------ Listed entries

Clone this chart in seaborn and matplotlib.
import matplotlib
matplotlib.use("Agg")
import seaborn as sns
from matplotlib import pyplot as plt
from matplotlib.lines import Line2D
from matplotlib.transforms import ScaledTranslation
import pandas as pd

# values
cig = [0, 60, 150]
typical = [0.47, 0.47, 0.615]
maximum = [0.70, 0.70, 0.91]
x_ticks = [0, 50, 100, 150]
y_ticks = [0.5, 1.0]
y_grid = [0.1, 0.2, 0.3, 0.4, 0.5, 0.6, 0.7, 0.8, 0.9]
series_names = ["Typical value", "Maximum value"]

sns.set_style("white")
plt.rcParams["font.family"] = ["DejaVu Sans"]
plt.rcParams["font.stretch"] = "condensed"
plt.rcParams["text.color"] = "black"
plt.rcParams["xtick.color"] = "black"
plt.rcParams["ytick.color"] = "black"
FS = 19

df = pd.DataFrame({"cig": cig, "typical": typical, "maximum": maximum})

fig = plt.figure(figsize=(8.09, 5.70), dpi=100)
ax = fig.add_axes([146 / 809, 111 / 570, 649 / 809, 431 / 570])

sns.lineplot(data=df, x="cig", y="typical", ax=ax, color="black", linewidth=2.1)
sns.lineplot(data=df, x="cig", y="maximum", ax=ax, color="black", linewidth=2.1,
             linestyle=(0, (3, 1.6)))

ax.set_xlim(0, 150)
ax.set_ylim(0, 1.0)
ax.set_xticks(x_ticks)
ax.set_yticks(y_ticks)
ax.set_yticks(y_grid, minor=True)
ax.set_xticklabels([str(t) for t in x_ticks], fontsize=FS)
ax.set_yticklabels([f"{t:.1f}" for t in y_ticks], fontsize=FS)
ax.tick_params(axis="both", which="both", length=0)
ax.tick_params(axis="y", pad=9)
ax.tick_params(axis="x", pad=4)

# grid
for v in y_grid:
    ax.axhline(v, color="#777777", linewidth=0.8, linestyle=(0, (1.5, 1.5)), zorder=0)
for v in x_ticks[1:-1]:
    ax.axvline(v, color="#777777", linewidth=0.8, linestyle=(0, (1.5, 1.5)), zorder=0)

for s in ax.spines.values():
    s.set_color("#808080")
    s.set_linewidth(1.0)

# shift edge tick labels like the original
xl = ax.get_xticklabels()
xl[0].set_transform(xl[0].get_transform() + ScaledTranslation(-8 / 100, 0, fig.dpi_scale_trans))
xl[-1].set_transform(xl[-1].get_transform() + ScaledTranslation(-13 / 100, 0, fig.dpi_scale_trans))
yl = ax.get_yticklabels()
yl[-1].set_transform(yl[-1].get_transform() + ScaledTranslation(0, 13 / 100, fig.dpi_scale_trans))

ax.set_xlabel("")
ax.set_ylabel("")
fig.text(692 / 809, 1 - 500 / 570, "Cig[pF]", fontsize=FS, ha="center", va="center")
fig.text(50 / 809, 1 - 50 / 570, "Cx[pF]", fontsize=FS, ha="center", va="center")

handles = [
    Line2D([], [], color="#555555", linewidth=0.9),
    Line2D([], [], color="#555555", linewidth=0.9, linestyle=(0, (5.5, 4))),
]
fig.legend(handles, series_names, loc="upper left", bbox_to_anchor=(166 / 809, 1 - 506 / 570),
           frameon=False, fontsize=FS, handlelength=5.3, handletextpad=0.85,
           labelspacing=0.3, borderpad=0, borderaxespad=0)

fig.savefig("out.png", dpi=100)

------------
------ Listed entries

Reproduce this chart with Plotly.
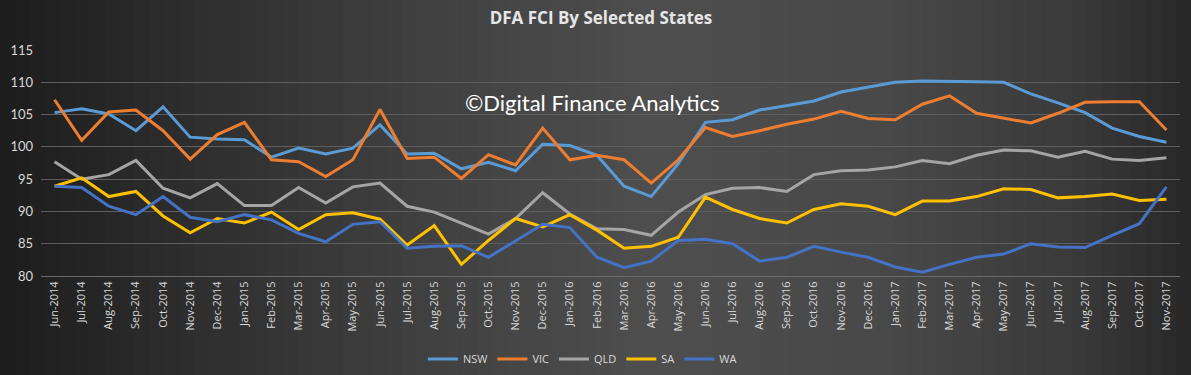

------------
------ Listed entries

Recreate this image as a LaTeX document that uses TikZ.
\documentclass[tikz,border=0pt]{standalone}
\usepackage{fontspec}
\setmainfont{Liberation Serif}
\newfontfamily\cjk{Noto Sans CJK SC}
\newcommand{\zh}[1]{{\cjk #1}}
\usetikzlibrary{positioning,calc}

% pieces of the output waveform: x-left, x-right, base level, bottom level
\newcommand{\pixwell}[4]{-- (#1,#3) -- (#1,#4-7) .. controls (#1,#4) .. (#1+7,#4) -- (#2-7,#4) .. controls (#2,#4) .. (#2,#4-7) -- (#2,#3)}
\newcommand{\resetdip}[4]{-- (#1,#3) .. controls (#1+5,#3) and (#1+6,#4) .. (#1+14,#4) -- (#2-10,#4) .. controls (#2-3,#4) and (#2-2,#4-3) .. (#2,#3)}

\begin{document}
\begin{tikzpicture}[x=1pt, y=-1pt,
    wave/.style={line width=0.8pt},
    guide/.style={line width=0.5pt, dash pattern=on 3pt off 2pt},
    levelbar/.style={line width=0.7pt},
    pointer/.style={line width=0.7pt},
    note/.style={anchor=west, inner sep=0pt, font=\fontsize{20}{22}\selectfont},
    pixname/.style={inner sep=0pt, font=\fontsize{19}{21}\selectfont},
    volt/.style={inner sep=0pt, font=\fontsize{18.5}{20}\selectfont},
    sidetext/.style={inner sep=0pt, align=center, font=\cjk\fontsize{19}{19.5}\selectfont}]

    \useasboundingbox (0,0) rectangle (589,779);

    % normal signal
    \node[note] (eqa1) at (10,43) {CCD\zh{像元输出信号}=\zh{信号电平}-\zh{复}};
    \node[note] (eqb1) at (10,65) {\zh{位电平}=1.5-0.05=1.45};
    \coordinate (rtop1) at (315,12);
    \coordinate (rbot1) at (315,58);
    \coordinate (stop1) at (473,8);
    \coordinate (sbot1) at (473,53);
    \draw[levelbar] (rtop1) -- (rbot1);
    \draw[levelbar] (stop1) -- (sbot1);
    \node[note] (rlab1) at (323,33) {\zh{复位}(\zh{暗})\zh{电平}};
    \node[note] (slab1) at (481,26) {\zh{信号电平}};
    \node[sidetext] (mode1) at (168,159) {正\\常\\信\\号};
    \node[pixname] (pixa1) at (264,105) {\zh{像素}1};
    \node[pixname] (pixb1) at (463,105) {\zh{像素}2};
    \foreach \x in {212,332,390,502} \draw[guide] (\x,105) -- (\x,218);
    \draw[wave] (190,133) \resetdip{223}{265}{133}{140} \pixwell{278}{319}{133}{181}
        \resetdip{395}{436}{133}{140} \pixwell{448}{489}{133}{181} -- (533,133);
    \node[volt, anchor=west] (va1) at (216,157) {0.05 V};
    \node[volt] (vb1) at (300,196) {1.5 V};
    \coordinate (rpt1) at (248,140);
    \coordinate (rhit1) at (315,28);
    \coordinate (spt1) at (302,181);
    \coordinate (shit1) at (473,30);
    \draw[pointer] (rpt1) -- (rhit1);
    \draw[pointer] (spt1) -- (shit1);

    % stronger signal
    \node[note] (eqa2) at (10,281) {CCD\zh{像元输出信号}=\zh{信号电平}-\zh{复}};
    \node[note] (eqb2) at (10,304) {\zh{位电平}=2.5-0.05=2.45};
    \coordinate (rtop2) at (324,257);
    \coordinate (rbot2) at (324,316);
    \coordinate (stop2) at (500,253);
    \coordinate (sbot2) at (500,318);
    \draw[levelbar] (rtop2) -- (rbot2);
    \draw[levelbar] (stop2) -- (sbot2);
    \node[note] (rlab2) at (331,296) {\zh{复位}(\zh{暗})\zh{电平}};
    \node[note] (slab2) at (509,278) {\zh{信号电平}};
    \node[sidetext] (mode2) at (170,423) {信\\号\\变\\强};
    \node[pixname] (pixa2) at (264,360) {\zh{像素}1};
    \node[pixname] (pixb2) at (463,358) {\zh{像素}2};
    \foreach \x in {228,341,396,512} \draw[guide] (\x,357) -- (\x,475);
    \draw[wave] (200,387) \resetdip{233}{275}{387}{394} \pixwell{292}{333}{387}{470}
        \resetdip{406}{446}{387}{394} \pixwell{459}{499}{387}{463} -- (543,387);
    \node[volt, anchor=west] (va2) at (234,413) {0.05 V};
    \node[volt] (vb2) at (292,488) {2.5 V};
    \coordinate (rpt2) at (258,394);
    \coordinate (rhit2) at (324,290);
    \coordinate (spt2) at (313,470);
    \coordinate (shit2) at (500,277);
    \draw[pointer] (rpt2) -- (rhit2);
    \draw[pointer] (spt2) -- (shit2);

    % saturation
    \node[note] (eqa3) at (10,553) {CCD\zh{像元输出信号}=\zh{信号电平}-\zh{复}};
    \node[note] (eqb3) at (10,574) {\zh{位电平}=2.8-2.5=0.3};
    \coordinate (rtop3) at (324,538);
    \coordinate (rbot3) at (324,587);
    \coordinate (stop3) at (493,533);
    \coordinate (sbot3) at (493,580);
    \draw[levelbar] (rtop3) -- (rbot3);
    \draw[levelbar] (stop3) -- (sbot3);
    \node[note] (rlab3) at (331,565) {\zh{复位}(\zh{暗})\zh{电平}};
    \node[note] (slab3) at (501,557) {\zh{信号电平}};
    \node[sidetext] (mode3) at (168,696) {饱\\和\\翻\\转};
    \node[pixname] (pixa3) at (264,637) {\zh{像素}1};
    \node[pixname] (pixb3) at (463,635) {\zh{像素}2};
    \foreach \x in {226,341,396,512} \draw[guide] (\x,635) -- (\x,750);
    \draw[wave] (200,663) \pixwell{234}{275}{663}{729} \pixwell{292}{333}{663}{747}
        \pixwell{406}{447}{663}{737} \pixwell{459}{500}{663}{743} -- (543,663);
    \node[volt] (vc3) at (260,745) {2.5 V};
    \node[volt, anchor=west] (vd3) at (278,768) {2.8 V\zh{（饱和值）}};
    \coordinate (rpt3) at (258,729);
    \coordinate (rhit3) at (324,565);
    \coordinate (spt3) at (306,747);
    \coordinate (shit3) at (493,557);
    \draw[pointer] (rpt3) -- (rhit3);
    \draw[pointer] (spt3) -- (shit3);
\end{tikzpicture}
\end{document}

------------

*Task prompt*.
Copy all lines in the listing above where the string "seaborn" appears.

*Exercise response*.
Clone this chart in seaborn and matplotlib.
import seaborn as sns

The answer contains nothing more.